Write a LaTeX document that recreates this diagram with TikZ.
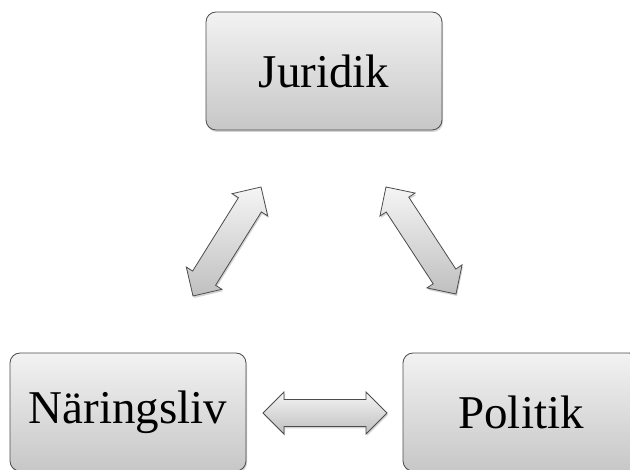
\documentclass[tikz,border=0pt]{standalone}
\usepackage{fontspec}
\setmainfont{Liberation Serif}
\usetikzlibrary{calc,shadows}

\tikzset{
  box/.style={draw=black!70, line width=0.8pt, rounded corners=10pt,
    top color=black!5, bottom color=black!22,
    minimum width=236pt, minimum height=118pt, inner sep=0pt,
    font=\fontsize{47}{50}\selectfont,
    drop shadow={opacity=0.35, shadow xshift=1pt, shadow yshift=-2pt}},
  arrowbody/.style={draw=black!70, line width=0.8pt, line join=miter,
    top color=black!4, bottom color=black!25,
    drop shadow={opacity=0.35, shadow xshift=1pt, shadow yshift=-2pt}}
}

% two-headed block arrow between two named points
\newcommand\twoway[2]{%
  \coordinate (#1h) at ($(#1)!21pt!(#2)$);
  \coordinate (#2h) at ($(#2)!21pt!(#1)$);
  \path[arrowbody] (#1)
    -- ($(#1h)!21pt!90:(#2)$) -- ($(#1h)!13.5pt!90:(#2)$)
    -- ($(#2h)!13.5pt!-90:(#1)$) -- ($(#2h)!21pt!-90:(#1)$)
    -- (#2)
    -- ($(#2h)!21pt!90:(#1)$) -- ($(#2h)!13.5pt!90:(#1)$)
    -- ($(#1h)!13.5pt!-90:(#2)$) -- ($(#1h)!21pt!-90:(#2)$)
    -- cycle;}

\begin{document}
\begin{tikzpicture}[x=1pt,y=1pt]
  \useasboundingbox (0,0) rectangle (630,470);
  \clip (0,0) rectangle (630,470);

  \node[box] (jur) at (324,399) {Juridik};
  \node[box] (nar) at (128,58) {Näringsliv};
  \node[box] (pol) at (521,58) {Politik};

  % arrow end points
  \coordinate (ln) at (193,174);
  \coordinate (lj) at (261,283);
  \coordinate (rj) at (386,283);
  \coordinate (rp) at (456,176);
  \coordinate (bn) at (263,57);
  \coordinate (bp) at (387,57);

  \twoway{ln}{lj}
  \twoway{rj}{rp}
  \twoway{bn}{bp}
\end{tikzpicture}
\end{document}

● ● ● ●

- **What this task involves**
Your copy of the data above should match it exactly, except that pictures are left out.

- **Correct answer**
Write a LaTeX document that recreates this diagram with TikZ.
\documentclass[tikz,border=0pt]{standalone}
\usepackage{fontspec}
\setmainfont{Liberation Serif}
\usetikzlibrary{calc,shadows}

\tikzset{
  box/.style={draw=black!70, line width=0.8pt, rounded corners=10pt,
    top color=black!5, bottom color=black!22,
    minimum width=236pt, minimum height=118pt, inner sep=0pt,
    font=\fontsize{47}{50}\selectfont,
    drop shadow={opacity=0.35, shadow xshift=1pt, shadow yshift=-2pt}},
  arrowbody/.style={draw=black!70, line width=0.8pt, line join=miter,
    top color=black!4, bottom color=black!25,
    drop shadow={opacity=0.35, shadow xshift=1pt, shadow yshift=-2pt}}
}

% two-headed block arrow between two named points
\newcommand\twoway[2]{%
  \coordinate (#1h) at ($(#1)!21pt!(#2)$);
  \coordinate (#2h) at ($(#2)!21pt!(#1)$);
  \path[arrowbody] (#1)
    -- ($(#1h)!21pt!90:(#2)$) -- ($(#1h)!13.5pt!90:(#2)$)
    -- ($(#2h)!13.5pt!-90:(#1)$) -- ($(#2h)!21pt!-90:(#1)$)
    -- (#2)
    -- ($(#2h)!21pt!90:(#1)$) -- ($(#2h)!13.5pt!90:(#1)$)
    -- ($(#1h)!13.5pt!-90:(#2)$) -- ($(#1h)!21pt!-90:(#2)$)
    -- cycle;}

\begin{document}
\begin{tikzpicture}[x=1pt,y=1pt]
  \useasboundingbox (0,0) rectangle (630,470);
  \clip (0,0) rectangle (630,470);

  \node[box] (jur) at (324,399) {Juridik};
  \node[box] (nar) at (128,58) {Näringsliv};
  \node[box] (pol) at (521,58) {Politik};

  % arrow end points
  \coordinate (ln) at (193,174);
  \coordinate (lj) at (261,283);
  \coordinate (rj) at (386,283);
  \coordinate (rp) at (456,176);
  \coordinate (bn) at (263,57);
  \coordinate (bp) at (387,57);

  \twoway{ln}{lj}
  \twoway{rj}{rp}
  \twoway{bn}{bp}
\end{tikzpicture}
\end{document}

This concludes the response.